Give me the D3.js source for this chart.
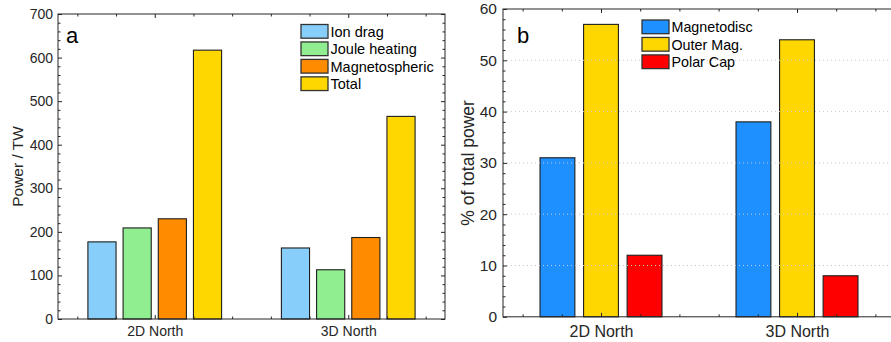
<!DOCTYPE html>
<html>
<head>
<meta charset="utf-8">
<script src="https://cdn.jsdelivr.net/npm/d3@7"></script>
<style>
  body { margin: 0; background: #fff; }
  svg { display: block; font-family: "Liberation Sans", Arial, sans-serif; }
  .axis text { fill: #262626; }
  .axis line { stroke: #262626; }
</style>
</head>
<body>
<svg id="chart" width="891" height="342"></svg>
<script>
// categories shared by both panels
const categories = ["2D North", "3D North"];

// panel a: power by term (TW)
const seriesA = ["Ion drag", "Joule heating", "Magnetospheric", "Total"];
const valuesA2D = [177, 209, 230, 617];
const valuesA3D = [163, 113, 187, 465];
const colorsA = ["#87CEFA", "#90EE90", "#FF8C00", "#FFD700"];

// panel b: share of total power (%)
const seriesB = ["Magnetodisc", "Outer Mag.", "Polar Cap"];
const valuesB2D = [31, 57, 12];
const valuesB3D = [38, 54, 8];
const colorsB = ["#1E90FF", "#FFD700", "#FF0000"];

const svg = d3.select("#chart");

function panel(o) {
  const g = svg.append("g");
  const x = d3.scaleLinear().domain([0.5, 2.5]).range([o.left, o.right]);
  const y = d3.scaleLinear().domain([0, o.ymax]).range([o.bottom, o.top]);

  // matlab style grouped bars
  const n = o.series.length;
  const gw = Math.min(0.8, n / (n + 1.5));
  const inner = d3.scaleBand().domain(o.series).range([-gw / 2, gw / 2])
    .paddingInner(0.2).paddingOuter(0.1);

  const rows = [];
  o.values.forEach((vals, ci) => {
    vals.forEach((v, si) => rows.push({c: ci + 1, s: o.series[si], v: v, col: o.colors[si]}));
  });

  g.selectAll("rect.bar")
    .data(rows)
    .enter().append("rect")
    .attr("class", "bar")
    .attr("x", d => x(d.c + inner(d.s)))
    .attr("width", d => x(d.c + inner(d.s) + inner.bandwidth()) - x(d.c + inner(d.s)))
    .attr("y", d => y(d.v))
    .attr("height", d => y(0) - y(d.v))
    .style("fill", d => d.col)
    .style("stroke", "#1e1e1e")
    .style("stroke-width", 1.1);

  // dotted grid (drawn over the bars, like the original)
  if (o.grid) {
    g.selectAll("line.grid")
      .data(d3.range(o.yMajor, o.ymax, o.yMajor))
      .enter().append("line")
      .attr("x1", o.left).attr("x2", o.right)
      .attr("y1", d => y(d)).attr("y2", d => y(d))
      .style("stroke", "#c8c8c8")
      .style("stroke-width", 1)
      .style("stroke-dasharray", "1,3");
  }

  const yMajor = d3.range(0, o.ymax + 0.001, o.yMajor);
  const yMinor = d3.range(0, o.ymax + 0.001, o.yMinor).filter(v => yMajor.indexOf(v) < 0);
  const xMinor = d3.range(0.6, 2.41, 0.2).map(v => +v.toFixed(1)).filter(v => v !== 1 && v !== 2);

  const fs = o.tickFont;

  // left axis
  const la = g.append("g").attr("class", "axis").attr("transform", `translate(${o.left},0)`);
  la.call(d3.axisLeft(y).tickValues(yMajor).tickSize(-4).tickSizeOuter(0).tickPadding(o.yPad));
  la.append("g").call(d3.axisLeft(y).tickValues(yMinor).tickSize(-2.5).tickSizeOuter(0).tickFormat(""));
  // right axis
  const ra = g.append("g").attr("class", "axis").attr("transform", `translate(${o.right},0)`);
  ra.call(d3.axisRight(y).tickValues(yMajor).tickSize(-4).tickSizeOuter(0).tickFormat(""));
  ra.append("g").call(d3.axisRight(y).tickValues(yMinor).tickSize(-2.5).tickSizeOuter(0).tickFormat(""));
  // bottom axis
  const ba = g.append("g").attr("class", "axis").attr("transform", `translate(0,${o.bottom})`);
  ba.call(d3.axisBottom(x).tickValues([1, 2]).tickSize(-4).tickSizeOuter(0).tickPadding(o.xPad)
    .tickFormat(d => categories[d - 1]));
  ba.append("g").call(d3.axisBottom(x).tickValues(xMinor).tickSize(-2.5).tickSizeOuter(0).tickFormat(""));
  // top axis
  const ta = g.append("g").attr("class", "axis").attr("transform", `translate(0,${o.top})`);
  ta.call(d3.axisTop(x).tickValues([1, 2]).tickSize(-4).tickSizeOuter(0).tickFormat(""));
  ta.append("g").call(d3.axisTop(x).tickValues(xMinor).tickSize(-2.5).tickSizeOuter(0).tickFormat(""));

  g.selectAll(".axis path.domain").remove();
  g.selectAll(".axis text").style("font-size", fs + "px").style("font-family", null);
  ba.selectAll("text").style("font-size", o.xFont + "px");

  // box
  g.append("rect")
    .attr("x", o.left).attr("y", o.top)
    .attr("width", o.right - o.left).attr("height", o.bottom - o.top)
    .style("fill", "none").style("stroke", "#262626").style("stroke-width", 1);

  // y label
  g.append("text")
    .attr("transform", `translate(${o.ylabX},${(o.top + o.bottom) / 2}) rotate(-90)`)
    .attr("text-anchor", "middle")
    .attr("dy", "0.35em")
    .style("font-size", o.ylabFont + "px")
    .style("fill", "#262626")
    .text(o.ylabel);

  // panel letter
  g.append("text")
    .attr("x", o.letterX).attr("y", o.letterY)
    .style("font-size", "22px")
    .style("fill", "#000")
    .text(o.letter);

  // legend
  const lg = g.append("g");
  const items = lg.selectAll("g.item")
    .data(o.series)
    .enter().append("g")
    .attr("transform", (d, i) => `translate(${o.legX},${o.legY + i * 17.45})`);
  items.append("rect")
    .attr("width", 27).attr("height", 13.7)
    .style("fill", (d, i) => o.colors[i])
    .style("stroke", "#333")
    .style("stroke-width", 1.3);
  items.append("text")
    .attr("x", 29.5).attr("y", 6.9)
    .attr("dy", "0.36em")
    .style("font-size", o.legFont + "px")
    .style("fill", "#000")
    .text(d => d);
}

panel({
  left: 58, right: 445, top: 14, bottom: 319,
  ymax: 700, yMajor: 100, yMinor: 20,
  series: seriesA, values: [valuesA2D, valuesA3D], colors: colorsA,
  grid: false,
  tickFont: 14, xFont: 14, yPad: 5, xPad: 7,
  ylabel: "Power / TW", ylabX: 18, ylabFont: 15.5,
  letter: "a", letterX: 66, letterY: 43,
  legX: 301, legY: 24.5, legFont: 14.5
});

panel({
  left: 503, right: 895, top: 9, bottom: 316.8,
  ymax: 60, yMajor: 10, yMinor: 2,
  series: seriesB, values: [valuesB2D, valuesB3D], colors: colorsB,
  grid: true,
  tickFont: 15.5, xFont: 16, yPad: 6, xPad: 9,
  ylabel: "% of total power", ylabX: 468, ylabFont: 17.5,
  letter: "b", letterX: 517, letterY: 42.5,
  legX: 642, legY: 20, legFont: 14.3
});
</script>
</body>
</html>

* * *

Aim
Every line should be retyped exactly, with the pictures omitted.

Response to this task
Give me the D3.js source for this chart.
<!DOCTYPE html>
<html>
<head>
<meta charset="utf-8">
<script src="https://cdn.jsdelivr.net/npm/d3@7"></script>
<style>
  body { margin: 0; background: #fff; }
  svg { display: block; font-family: "Liberation Sans", Arial, sans-serif; }
  .axis text { fill: #262626; }
  .axis line { stroke: #262626; }
</style>
</head>
<body>
<svg id="chart" width="891" height="342"></svg>
<script>
// categories shared by both panels
const categories = ["2D North", "3D North"];

// panel a: power by term (TW)
const seriesA = ["Ion drag", "Joule heating", "Magnetospheric", "Total"];
const valuesA2D = [177, 209, 230, 617];
const valuesA3D = [163, 113, 187, 465];
const colorsA = ["#87CEFA", "#90EE90", "#FF8C00", "#FFD700"];

// panel b: share of total power (%)
const seriesB = ["Magnetodisc", "Outer Mag.", "Polar Cap"];
const valuesB2D = [31, 57, 12];
const valuesB3D = [38, 54, 8];
const colorsB = ["#1E90FF", "#FFD700", "#FF0000"];

const svg = d3.select("#chart");

function panel(o) {
  const g = svg.append("g");
  const x = d3.scaleLinear().domain([0.5, 2.5]).range([o.left, o.right]);
  const y = d3.scaleLinear().domain([0, o.ymax]).range([o.bottom, o.top]);

  // matlab style grouped bars
  const n = o.series.length;
  const gw = Math.min(0.8, n / (n + 1.5));
  const inner = d3.scaleBand().domain(o.series).range([-gw / 2, gw / 2])
    .paddingInner(0.2).paddingOuter(0.1);

  const rows = [];
  o.values.forEach((vals, ci) => {
    vals.forEach((v, si) => rows.push({c: ci + 1, s: o.series[si], v: v, col: o.colors[si]}));
  });

  g.selectAll("rect.bar")
    .data(rows)
    .enter().append("rect")
    .attr("class", "bar")
    .attr("x", d => x(d.c + inner(d.s)))
    .attr("width", d => x(d.c + inner(d.s) + inner.bandwidth()) - x(d.c + inner(d.s)))
    .attr("y", d => y(d.v))
    .attr("height", d => y(0) - y(d.v))
    .style("fill", d => d.col)
    .style("stroke", "#1e1e1e")
    .style("stroke-width", 1.1);

  // dotted grid (drawn over the bars, like the original)
  if (o.grid) {
    g.selectAll("line.grid")
      .data(d3.range(o.yMajor, o.ymax, o.yMajor))
      .enter().append("line")
      .attr("x1", o.left).attr("x2", o.right)
      .attr("y1", d => y(d)).attr("y2", d => y(d))
      .style("stroke", "#c8c8c8")
      .style("stroke-width", 1)
      .style("stroke-dasharray", "1,3");
  }

  const yMajor = d3.range(0, o.ymax + 0.001, o.yMajor);
  const yMinor = d3.range(0, o.ymax + 0.001, o.yMinor).filter(v => yMajor.indexOf(v) < 0);
  const xMinor = d3.range(0.6, 2.41, 0.2).map(v => +v.toFixed(1)).filter(v => v !== 1 && v !== 2);

  const fs = o.tickFont;

  // left axis
  const la = g.append("g").attr("class", "axis").attr("transform", `translate(${o.left},0)`);
  la.call(d3.axisLeft(y).tickValues(yMajor).tickSize(-4).tickSizeOuter(0).tickPadding(o.yPad));
  la.append("g").call(d3.axisLeft(y).tickValues(yMinor).tickSize(-2.5).tickSizeOuter(0).tickFormat(""));
  // right axis
  const ra = g.append("g").attr("class", "axis").attr("transform", `translate(${o.right},0)`);
  ra.call(d3.axisRight(y).tickValues(yMajor).tickSize(-4).tickSizeOuter(0).tickFormat(""));
  ra.append("g").call(d3.axisRight(y).tickValues(yMinor).tickSize(-2.5).tickSizeOuter(0).tickFormat(""));
  // bottom axis
  const ba = g.append("g").attr("class", "axis").attr("transform", `translate(0,${o.bottom})`);
  ba.call(d3.axisBottom(x).tickValues([1, 2]).tickSize(-4).tickSizeOuter(0).tickPadding(o.xPad)
    .tickFormat(d => categories[d - 1]));
  ba.append("g").call(d3.axisBottom(x).tickValues(xMinor).tickSize(-2.5).tickSizeOuter(0).tickFormat(""));
  // top axis
  const ta = g.append("g").attr("class", "axis").attr("transform", `translate(0,${o.top})`);
  ta.call(d3.axisTop(x).tickValues([1, 2]).tickSize(-4).tickSizeOuter(0).tickFormat(""));
  ta.append("g").call(d3.axisTop(x).tickValues(xMinor).tickSize(-2.5).tickSizeOuter(0).tickFormat(""));

  g.selectAll(".axis path.domain").remove();
  g.selectAll(".axis text").style("font-size", fs + "px").style("font-family", null);
  ba.selectAll("text").style("font-size", o.xFont + "px");

  // box
  g.append("rect")
    .attr("x", o.left).attr("y", o.top)
    .attr("width", o.right - o.left).attr("height", o.bottom - o.top)
    .style("fill", "none").style("stroke", "#262626").style("stroke-width", 1);

  // y label
  g.append("text")
    .attr("transform", `translate(${o.ylabX},${(o.top + o.bottom) / 2}) rotate(-90)`)
    .attr("text-anchor", "middle")
    .attr("dy", "0.35em")
    .style("font-size", o.ylabFont + "px")
    .style("fill", "#262626")
    .text(o.ylabel);

  // panel letter
  g.append("text")
    .attr("x", o.letterX).attr("y", o.letterY)
    .style("font-size", "22px")
    .style("fill", "#000")
    .text(o.letter);

  // legend
  const lg = g.append("g");
  const items = lg.selectAll("g.item")
    .data(o.series)
    .enter().append("g")
    .attr("transform", (d, i) => `translate(${o.legX},${o.legY + i * 17.45})`);
  items.append("rect")
    .attr("width", 27).attr("height", 13.7)
    .style("fill", (d, i) => o.colors[i])
    .style("stroke", "#333")
    .style("stroke-width", 1.3);
  items.append("text")
    .attr("x", 29.5).attr("y", 6.9)
    .attr("dy", "0.36em")
    .style("font-size", o.legFont + "px")
    .style("fill", "#000")
    .text(d => d);
}

panel({
  left: 58, right: 445, top: 14, bottom: 319,
  ymax: 700, yMajor: 100, yMinor: 20,
  series: seriesA, values: [valuesA2D, valuesA3D], colors: colorsA,
  grid: false,
  tickFont: 14, xFont: 14, yPad: 5, xPad: 7,
  ylabel: "Power / TW", ylabX: 18, ylabFont: 15.5,
  letter: "a", letterX: 66, letterY: 43,
  legX: 301, legY: 24.5, legFont: 14.5
});

panel({
  left: 503, right: 895, top: 9, bottom: 316.8,
  ymax: 60, yMajor: 10, yMinor: 2,
  series: seriesB, values: [valuesB2D, valuesB3D], colors: colorsB,
  grid: true,
  tickFont: 15.5, xFont: 16, yPad: 6, xPad: 9,
  ylabel: "% of total power", ylabX: 468, ylabFont: 17.5,
  letter: "b", letterX: 517, letterY: 42.5,
  legX: 642, legY: 20, legFont: 14.3
});
</script>
</body>
</html>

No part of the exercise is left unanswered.